American airline Delta is to buy 385 million gallons of green hydrogen-derived sustainable aviation fuel (SAFs), the largest deal of its kind made by a US airline and a major step forward for producers looking to make green biofuels with renewable H2.
Fuel for the deal will be made using a version of the Fischer-Tropsch (FT) process, which chemically pairs carbon monoxide and hydrogen to produce synthetic hydrocarbons.
Supply will come from a new FT plant planned by US producer DG Fuels in Louisiana, furnished with an 839MW electrolyser to supply the hydrogen. Construction on the plant is due to begin in 2023, with first SAF production in the second half of 2026.
The largest hydrogen electrolyser installed globally to date is a 150MW machine in central China, while a bigger 260MW unit is currently under construction in northwest China.
Power for DG Fuels’ 839MW electrolyser will be sourced from solar plants and verified by Renewable Energy Certificates, DG Fuels CEO Michael Darcy, tells Recharge. The scheme will apply for hydrogen tax credits under the Inflation Reduction Act (IRA), but the Delta deal was already agreed before the IRA was announced, he adds.
Delta will buy 55 million gallons of the fuel per year for seven years from 2027, pushing the company further towards its goal of procuring more than 400 million gallons of SAF annually by 2030 — the equivalent of 10% of its yearly fuel consumption.
As of 2021, Delta had secured more than 40% of that goal through offtake agreements. The DG Fuels deal — assuming it has not already been counted — would take that to around 54%.
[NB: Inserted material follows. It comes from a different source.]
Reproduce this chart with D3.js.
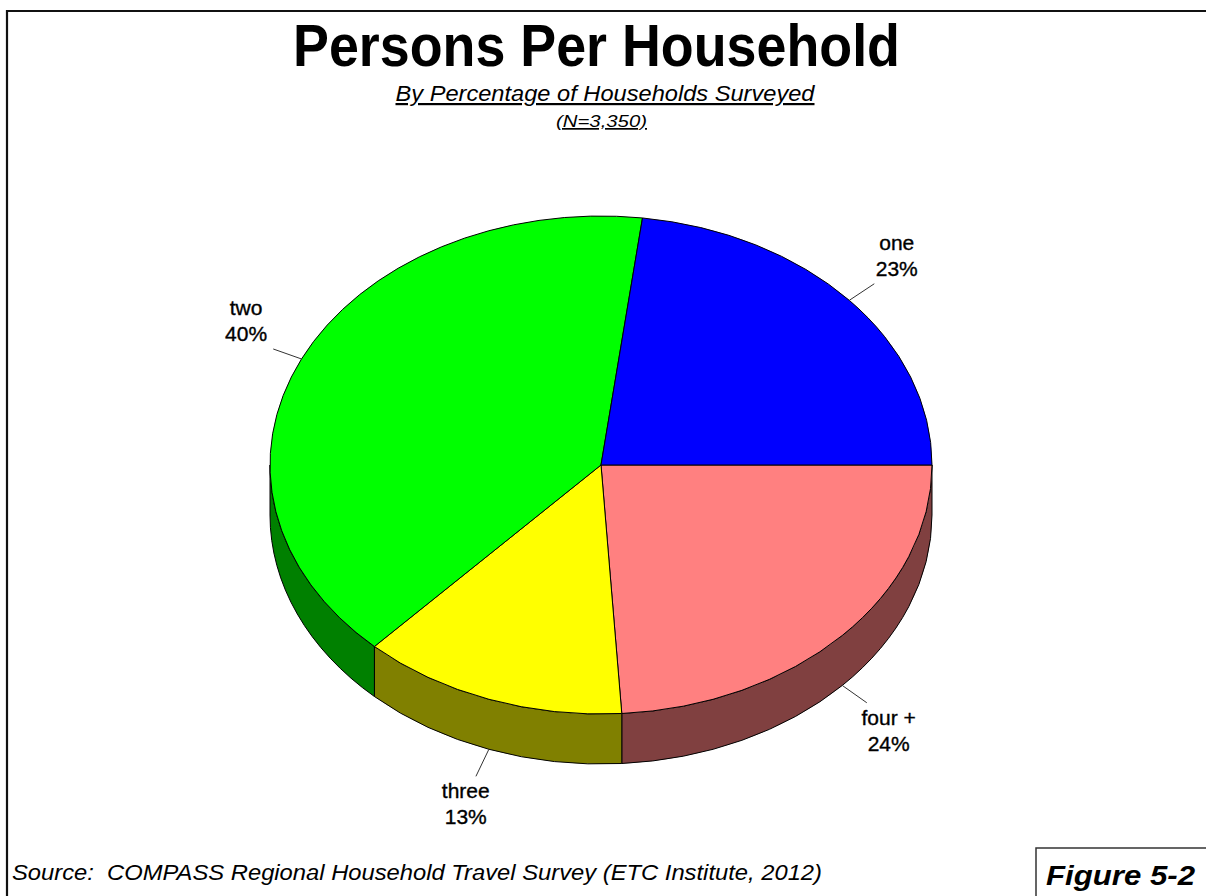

DG Fuels’ FT process utilises a carbon monoxide-heavy syngas made by processing cellulosic biomass —organic material such as plant or tree waste — at high temperatures and without oxygen to produce carbon monoxide and other gases, water and tar, and a small amount of hydrogen.
This syngas is then mixed with renewable hydrogen produced from the 839MW electrolyser and passed through a metal catalyst causing “polymerisation”, where the carbon monoxide and hydrogen molecules join together to form synthetic hydrocarbons. Further refinements then burnish them into SAFs.
According to Darcy, the process represents a departure from other FT processes for SAF, which typically source all the hydrogen from the organic material used to make the syngas, which would usually be a balance of carbon monoxide and hydrogen at a ratio of roughly 2:1.
By tweaking gasification so the syngas is richer in carbon monoxide and then adding hydrogen from an electrolyser, DG Fuels can optimise its SAF output by a factor of almost four, with 97% of the carbon from the biomass ending up in the fuel, the company claims.
Waste water from the FT process is then used in the electrolyser, which will be supplied by Norway’s HydrogenPro.
Currently the aviation biofuel market is dominated by waste-oil-derived biofuels such as HEFA-SPK (hydroprocessed esters and fatty acids synthetic paraffinic kerosene) — in fact, more than 95% of biofuel flights to date have used HEFA-SPK fuel.
But FT technologies are catching up. In May this year, Fulcrum Bioenergy began operations at its FT-based transport fuel plant in Nevada, which uses municipal waste as a feedstock.
So far, the largest SAF commitment from an airline was made by United Airlines last year when it agreed to buy 1.5 billion gallons over 20 years from Alder Fuels, which is developing technology with US manufacturer Honeywell to make SAFs from waste forestry products via pyrolysis.